Alas, MiFID II, seven years in the making, limps into implementation today and it will not go away in a hurry. Speedy amendments to the sections that don’t work or the objectives of which are pie in the sky look unlikely and in the end it will be in the hands of the courts to rule on whether those in contravention are to be punished. One thing is certain and that is that there will be, under MiFID, no room for the likes of the brothers Salomon or Marcus Goldman and Samuel Sachs to start up in business and succeed on hard work and a spot of gratuitous risk taking alone.

Flush

Enter, stage left: the disruptors. The blockchain revolution, with its cryptocurrencies and its ICOs, has already brought a new narrative to financial markets even before MiFID II had fully hatched.
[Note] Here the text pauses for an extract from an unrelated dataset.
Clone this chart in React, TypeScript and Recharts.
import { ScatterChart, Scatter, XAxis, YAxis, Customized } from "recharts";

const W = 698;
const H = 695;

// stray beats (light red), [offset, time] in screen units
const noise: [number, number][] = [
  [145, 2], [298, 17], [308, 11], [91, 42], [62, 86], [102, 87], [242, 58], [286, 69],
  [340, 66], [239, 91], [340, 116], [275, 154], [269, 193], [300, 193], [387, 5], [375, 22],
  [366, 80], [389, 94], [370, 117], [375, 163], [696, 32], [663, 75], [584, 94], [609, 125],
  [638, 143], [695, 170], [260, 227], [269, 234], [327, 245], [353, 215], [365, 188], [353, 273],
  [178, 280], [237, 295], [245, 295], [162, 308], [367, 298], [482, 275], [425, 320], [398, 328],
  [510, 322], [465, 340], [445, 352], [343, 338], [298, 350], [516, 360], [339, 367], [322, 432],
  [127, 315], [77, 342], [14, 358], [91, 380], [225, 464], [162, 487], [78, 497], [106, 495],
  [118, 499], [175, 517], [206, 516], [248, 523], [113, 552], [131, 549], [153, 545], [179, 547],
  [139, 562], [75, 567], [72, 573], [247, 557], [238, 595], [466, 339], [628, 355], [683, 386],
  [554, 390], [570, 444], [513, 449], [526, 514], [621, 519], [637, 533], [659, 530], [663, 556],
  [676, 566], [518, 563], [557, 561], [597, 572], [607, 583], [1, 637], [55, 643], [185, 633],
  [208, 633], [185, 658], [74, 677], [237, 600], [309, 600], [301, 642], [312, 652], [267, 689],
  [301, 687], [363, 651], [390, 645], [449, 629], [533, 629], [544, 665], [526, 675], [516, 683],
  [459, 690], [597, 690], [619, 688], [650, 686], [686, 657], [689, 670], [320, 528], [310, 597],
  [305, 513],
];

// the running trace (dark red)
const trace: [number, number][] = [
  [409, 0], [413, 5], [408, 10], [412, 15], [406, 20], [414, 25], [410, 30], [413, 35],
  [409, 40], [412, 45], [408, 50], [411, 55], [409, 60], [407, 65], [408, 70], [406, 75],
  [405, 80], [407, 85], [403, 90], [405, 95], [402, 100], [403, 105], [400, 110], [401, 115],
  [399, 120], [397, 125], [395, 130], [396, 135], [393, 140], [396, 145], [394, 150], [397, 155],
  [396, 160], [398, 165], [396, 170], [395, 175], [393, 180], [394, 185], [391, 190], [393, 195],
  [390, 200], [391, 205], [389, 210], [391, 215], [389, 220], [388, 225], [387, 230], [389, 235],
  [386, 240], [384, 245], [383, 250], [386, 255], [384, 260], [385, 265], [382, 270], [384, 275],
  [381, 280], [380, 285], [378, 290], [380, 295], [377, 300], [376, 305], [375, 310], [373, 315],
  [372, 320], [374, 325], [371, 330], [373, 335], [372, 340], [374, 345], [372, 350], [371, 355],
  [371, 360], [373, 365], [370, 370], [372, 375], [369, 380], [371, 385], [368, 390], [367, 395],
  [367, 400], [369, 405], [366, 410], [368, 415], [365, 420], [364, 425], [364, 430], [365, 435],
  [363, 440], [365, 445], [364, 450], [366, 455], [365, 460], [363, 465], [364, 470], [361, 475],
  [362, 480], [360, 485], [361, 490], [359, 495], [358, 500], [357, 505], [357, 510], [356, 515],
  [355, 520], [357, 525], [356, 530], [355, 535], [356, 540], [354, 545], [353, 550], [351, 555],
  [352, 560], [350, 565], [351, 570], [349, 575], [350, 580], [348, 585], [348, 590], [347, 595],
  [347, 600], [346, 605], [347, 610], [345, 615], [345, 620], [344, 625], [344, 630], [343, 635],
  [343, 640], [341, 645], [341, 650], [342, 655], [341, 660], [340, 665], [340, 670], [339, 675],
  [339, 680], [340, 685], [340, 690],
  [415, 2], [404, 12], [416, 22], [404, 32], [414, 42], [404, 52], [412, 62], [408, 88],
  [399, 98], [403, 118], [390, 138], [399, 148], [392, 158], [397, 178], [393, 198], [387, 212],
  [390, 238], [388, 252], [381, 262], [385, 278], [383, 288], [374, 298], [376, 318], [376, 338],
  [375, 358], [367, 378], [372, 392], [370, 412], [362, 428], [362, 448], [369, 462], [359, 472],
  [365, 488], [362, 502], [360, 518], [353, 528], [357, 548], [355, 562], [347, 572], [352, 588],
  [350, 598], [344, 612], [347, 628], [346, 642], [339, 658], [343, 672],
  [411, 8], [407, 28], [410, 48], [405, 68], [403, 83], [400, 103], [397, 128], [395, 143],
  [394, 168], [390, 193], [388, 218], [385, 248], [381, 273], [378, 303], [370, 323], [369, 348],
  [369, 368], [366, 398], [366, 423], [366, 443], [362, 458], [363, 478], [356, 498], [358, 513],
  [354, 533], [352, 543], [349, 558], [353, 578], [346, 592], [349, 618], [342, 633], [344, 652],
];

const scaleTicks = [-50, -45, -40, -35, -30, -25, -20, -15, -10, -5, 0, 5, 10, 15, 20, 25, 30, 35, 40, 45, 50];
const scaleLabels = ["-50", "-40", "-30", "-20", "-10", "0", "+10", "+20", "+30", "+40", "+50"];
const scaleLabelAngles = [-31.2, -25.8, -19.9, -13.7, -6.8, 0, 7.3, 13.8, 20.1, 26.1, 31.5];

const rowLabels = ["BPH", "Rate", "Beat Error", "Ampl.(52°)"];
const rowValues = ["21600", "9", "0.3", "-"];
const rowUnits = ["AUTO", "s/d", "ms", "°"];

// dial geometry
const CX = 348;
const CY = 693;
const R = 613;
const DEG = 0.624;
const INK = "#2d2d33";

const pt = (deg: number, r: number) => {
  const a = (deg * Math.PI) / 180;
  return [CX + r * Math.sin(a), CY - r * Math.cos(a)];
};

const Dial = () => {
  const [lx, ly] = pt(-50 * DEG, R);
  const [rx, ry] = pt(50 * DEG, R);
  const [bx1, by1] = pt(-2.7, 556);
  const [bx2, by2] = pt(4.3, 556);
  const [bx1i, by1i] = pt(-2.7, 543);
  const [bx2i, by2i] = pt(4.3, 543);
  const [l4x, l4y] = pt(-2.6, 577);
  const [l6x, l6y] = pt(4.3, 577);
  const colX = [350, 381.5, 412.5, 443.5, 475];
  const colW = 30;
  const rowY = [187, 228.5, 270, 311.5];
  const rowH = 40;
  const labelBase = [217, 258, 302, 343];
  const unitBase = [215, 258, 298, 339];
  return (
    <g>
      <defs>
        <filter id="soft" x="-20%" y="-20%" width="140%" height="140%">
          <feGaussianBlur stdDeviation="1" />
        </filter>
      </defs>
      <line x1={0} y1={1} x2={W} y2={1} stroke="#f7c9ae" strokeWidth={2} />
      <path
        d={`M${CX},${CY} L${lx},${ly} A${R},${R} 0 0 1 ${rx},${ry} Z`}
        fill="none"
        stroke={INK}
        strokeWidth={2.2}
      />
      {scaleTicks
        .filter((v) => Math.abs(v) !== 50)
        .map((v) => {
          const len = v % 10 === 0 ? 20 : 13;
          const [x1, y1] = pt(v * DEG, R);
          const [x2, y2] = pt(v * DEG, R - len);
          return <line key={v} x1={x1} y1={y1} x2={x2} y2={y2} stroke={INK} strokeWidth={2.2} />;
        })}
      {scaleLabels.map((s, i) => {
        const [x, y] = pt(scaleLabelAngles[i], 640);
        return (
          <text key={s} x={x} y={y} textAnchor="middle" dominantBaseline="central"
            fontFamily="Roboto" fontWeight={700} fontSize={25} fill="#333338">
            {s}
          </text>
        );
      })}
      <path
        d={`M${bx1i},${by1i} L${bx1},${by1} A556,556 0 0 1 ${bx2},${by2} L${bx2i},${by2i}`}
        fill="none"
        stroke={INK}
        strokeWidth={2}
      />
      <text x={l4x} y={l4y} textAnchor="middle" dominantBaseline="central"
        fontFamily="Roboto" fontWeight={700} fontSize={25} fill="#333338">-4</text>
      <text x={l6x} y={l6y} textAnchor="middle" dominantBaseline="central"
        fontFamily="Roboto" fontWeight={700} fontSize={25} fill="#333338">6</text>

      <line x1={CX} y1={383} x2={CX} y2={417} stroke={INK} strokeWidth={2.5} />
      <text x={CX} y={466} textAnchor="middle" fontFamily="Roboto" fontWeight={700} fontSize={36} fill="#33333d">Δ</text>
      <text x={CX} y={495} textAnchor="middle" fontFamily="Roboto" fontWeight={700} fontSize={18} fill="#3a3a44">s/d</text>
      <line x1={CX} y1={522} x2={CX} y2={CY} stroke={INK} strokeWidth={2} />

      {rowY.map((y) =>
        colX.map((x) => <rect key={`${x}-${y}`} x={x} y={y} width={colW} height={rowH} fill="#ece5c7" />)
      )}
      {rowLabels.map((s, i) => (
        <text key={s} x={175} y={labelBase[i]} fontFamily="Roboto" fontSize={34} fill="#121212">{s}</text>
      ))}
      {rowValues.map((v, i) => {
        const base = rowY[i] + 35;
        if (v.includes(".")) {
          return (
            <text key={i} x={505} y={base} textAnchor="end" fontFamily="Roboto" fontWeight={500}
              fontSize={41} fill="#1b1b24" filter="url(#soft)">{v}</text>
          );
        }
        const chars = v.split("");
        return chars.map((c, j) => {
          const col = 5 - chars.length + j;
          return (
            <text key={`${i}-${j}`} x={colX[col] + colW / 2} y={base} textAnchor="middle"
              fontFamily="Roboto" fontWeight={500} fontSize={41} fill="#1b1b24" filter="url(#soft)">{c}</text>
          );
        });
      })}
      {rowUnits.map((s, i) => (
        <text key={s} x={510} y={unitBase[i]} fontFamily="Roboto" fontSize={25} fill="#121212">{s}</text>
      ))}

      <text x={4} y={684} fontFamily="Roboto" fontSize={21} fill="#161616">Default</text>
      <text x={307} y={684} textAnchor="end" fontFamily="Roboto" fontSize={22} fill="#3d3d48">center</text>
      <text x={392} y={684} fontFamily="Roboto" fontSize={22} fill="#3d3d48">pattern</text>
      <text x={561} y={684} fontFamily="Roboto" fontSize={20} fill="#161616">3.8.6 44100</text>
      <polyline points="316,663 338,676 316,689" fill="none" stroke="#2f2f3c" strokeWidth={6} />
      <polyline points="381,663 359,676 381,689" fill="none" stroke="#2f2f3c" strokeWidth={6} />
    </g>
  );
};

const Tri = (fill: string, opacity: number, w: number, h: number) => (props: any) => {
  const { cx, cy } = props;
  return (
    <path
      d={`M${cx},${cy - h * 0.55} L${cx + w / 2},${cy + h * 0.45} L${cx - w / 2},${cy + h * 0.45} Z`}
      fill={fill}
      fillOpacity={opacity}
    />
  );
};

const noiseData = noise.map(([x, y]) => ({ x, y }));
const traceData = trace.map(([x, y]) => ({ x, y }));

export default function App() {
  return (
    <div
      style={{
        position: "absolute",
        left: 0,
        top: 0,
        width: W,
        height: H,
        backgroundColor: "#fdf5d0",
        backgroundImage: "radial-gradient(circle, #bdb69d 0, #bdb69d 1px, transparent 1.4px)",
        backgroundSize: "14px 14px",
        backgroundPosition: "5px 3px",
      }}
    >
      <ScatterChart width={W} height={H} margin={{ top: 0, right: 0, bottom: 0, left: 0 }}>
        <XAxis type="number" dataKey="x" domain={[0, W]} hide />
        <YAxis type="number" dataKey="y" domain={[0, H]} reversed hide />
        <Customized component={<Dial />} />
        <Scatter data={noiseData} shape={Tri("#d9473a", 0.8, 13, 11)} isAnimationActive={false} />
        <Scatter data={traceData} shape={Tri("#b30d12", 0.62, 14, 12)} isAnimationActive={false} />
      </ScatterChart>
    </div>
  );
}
Bitcoin, already being touted in many corners as a busted flush, didn’t have a great first day’s trading as it briefly dipped below US$13,000 in Tuesday’s trading although at the time of writing is was on the way up again and stands at US$15,333.25. While detractors have taken the sharp decline in bitcoin into the end of last year as proof that it’s just a load of Mickey Mouse and a 48% peak-to-trough decline in intraday trading only reinforces their opinion that cryptos cannot be taken seriously. Others point to the volatility as proof that the price bubble, if indeed it was a bubble, will correct itself in an organic manner. I’d suggest that some of the critics look into German monetary history of the 19th century with its dozens of different local currencies, into the introduction in 1834 of the Prussian customs union and the subsequent creation of the German Reich under the stewardship of Otto von Bismarck and leadership of Kaiser Wilhelm I.

If a currency is only a currency if it is regulated by a central bank, what were those thalers and kreuzers through which trade was conducted in those states and principalities for centuries before the introduction of the Reichsmark? Anyhow, the thaler did survive over the Atlantic and is today called the dollar. I digress. A currency is a commonly acceptable intermediary unit in the conduct of trade. Gold, as we know, is not governed by a central bank but it remains the currency of choice in a crisis not despite its not being manipulated by a monetary authority but because of that. Hence so many governments sit proudly on their gold reserves. Gold might not be virtual as are bitcoin, ether and the many others but it does fulfil most of the functions of a cryptocurrency and remarkably probably has more in common with those than it does with central bank-controlled and manipulated fiat currencies.

As I am now no longer in the crosshairs of MiFID II and subject to its strictures I think I can say with impunity that at US$1,300-odd gold looks undervalued against the crypto complex and that somebody might do well to begin to quote the bitcoin/gold cross.

Back to the main event. European asset markets struggled yesterday while US equities were straight off to the races with the Dow closing 0.42% higher, the S&P 0.83% higher and the Nasdaq closing above 7,000 for the first time at 7,006.898, up a whacking 1.5%. The S&P close was a record too and the Dow only missed by a whisker. Today sees the publication of the minutes of the December 13 FOMC meeting although I cannot see what immediate influence these might have on a market driven by unrelenting momentum. Without a doubt European markets will be playing catch-up today, whether they like the fundamentals or not. The principle that we hate these levels but that we still prefer to be long remains firmly in place.